THE PROBLEM: Can you write out the whole listing exactly?
[begin DATA EXCERPT]
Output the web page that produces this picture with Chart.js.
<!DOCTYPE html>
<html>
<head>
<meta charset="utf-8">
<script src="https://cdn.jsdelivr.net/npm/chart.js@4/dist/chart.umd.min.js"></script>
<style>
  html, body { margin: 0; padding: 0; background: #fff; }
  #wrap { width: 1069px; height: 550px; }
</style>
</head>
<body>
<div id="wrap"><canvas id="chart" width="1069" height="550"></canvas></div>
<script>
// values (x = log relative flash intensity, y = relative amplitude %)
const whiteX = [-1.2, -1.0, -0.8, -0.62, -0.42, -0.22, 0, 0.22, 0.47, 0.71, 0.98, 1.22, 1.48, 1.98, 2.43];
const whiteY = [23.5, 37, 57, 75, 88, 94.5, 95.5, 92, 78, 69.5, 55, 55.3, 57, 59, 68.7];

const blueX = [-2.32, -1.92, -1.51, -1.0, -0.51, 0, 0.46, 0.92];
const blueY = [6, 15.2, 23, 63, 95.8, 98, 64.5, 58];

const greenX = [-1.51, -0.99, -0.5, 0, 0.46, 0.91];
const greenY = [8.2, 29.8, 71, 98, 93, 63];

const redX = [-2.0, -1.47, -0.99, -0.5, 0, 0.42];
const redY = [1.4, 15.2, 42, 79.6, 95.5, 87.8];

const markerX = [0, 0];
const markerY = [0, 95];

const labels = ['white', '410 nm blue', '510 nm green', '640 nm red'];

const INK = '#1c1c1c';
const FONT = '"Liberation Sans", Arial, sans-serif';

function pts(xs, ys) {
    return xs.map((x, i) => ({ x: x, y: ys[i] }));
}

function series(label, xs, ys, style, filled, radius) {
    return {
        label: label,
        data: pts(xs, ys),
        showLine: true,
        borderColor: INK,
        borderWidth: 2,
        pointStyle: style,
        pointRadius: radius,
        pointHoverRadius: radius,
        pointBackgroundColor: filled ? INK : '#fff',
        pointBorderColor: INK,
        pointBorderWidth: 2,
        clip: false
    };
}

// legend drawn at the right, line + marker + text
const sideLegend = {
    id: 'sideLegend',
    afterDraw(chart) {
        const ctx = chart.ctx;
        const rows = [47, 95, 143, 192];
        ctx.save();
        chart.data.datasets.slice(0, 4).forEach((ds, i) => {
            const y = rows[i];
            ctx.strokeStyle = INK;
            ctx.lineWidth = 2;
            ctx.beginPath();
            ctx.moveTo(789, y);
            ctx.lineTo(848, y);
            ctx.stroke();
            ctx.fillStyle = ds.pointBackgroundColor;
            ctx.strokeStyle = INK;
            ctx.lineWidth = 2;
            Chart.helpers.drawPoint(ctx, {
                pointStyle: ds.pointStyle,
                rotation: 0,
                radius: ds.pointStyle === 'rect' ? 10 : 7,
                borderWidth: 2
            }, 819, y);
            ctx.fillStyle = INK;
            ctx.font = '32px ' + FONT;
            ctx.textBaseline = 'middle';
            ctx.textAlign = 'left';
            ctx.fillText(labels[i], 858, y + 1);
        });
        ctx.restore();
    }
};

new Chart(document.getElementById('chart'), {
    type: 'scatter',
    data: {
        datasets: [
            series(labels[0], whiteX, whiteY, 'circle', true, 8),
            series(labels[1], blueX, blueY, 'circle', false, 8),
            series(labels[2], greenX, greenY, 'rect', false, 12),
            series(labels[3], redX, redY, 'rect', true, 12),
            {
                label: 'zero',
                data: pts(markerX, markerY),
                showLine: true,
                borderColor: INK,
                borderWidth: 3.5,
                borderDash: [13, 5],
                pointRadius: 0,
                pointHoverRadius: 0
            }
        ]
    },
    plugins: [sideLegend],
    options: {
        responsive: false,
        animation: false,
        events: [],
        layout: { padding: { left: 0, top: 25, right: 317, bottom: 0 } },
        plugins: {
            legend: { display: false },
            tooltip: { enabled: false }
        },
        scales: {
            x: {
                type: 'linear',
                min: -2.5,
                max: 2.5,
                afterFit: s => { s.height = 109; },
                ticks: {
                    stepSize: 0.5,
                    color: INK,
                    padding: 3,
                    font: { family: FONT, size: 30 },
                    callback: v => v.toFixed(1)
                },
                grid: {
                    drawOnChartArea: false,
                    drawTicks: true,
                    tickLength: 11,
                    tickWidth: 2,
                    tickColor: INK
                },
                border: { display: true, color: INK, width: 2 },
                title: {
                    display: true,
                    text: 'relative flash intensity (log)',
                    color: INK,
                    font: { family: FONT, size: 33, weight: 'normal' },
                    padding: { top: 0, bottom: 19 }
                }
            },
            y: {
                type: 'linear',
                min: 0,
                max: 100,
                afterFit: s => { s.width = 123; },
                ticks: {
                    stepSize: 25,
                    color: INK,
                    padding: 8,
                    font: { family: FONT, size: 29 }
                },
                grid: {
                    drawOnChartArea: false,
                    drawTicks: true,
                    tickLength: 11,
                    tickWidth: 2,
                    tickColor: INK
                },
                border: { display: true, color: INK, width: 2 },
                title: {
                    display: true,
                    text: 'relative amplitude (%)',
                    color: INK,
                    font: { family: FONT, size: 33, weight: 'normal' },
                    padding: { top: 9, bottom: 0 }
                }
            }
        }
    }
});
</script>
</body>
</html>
[end DATA EXCERPT]
RIGHT ANSWER:
Output the web page that produces this picture with Chart.js.
<!DOCTYPE html>
<html>
<head>
<meta charset="utf-8">
<script src="https://cdn.jsdelivr.net/npm/chart.js@4/dist/chart.umd.min.js"></script>
<style>
  html, body { margin: 0; padding: 0; background: #fff; }
  #wrap { width: 1069px; height: 550px; }
</style>
</head>
<body>
<div id="wrap"><canvas id="chart" width="1069" height="550"></canvas></div>
<script>
// values (x = log relative flash intensity, y = relative amplitude %)
const whiteX = [-1.2, -1.0, -0.8, -0.62, -0.42, -0.22, 0, 0.22, 0.47, 0.71, 0.98, 1.22, 1.48, 1.98, 2.43];
const whiteY = [23.5, 37, 57, 75, 88, 94.5, 95.5, 92, 78, 69.5, 55, 55.3, 57, 59, 68.7];

const blueX = [-2.32, -1.92, -1.51, -1.0, -0.51, 0, 0.46, 0.92];
const blueY = [6, 15.2, 23, 63, 95.8, 98, 64.5, 58];

const greenX = [-1.51, -0.99, -0.5, 0, 0.46, 0.91];
const greenY = [8.2, 29.8, 71, 98, 93, 63];

const redX = [-2.0, -1.47, -0.99, -0.5, 0, 0.42];
const redY = [1.4, 15.2, 42, 79.6, 95.5, 87.8];

const markerX = [0, 0];
const markerY = [0, 95];

const labels = ['white', '410 nm blue', '510 nm green', '640 nm red'];

const INK = '#1c1c1c';
const FONT = '"Liberation Sans", Arial, sans-serif';

function pts(xs, ys) {
    return xs.map((x, i) => ({ x: x, y: ys[i] }));
}

function series(label, xs, ys, style, filled, radius) {
    return {
        label: label,
        data: pts(xs, ys),
        showLine: true,
        borderColor: INK,
        borderWidth: 2,
        pointStyle: style,
        pointRadius: radius,
        pointHoverRadius: radius,
        pointBackgroundColor: filled ? INK : '#fff',
        pointBorderColor: INK,
        pointBorderWidth: 2,
        clip: false
    };
}

// legend drawn at the right, line + marker + text
const sideLegend = {
    id: 'sideLegend',
    afterDraw(chart) {
        const ctx = chart.ctx;
        const rows = [47, 95, 143, 192];
        ctx.save();
        chart.data.datasets.slice(0, 4).forEach((ds, i) => {
            const y = rows[i];
            ctx.strokeStyle = INK;
            ctx.lineWidth = 2;
            ctx.beginPath();
            ctx.moveTo(789, y);
            ctx.lineTo(848, y);
            ctx.stroke();
            ctx.fillStyle = ds.pointBackgroundColor;
            ctx.strokeStyle = INK;
            ctx.lineWidth = 2;
            Chart.helpers.drawPoint(ctx, {
                pointStyle: ds.pointStyle,
                rotation: 0,
                radius: ds.pointStyle === 'rect' ? 10 : 7,
                borderWidth: 2
            }, 819, y);
            ctx.fillStyle = INK;
            ctx.font = '32px ' + FONT;
            ctx.textBaseline = 'middle';
            ctx.textAlign = 'left';
            ctx.fillText(labels[i], 858, y + 1);
        });
        ctx.restore();
    }
};

new Chart(document.getElementById('chart'), {
    type: 'scatter',
    data: {
        datasets: [
            series(labels[0], whiteX, whiteY, 'circle', true, 8),
            series(labels[1], blueX, blueY, 'circle', false, 8),
            series(labels[2], greenX, greenY, 'rect', false, 12),
            series(labels[3], redX, redY, 'rect', true, 12),
            {
                label: 'zero',
                data: pts(markerX, markerY),
                showLine: true,
                borderColor: INK,
                borderWidth: 3.5,
                borderDash: [13, 5],
                pointRadius: 0,
                pointHoverRadius: 0
            }
        ]
    },
    plugins: [sideLegend],
    options: {
        responsive: false,
        animation: false,
        events: [],
        layout: { padding: { left: 0, top: 25, right: 317, bottom: 0 } },
        plugins: {
            legend: { display: false },
            tooltip: { enabled: false }
        },
        scales: {
            x: {
                type: 'linear',
                min: -2.5,
                max: 2.5,
                afterFit: s => { s.height = 109; },
                ticks: {
                    stepSize: 0.5,
                    color: INK,
                    padding: 3,
                    font: { family: FONT, size: 30 },
                    callback: v => v.toFixed(1)
                },
                grid: {
                    drawOnChartArea: false,
                    drawTicks: true,
                    tickLength: 11,
                    tickWidth: 2,
                    tickColor: INK
                },
                border: { display: true, color: INK, width: 2 },
                title: {
                    display: true,
                    text: 'relative flash intensity (log)',
                    color: INK,
                    font: { family: FONT, size: 33, weight: 'normal' },
                    padding: { top: 0, bottom: 19 }
                }
            },
            y: {
                type: 'linear',
                min: 0,
                max: 100,
                afterFit: s => { s.width = 123; },
                ticks: {
                    stepSize: 25,
                    color: INK,
                    padding: 8,
                    font: { family: FONT, size: 29 }
                },
                grid: {
                    drawOnChartArea: false,
                    drawTicks: true,
                    tickLength: 11,
                    tickWidth: 2,
                    tickColor: INK
                },
                border: { display: true, color: INK, width: 2 },
                title: {
                    display: true,
                    text: 'relative amplitude (%)',
                    color: INK,
                    font: { family: FONT, size: 33, weight: 'normal' },
                    padding: { top: 9, bottom: 0 }
                }
            }
        }
    }
});
</script>
</body>
</html>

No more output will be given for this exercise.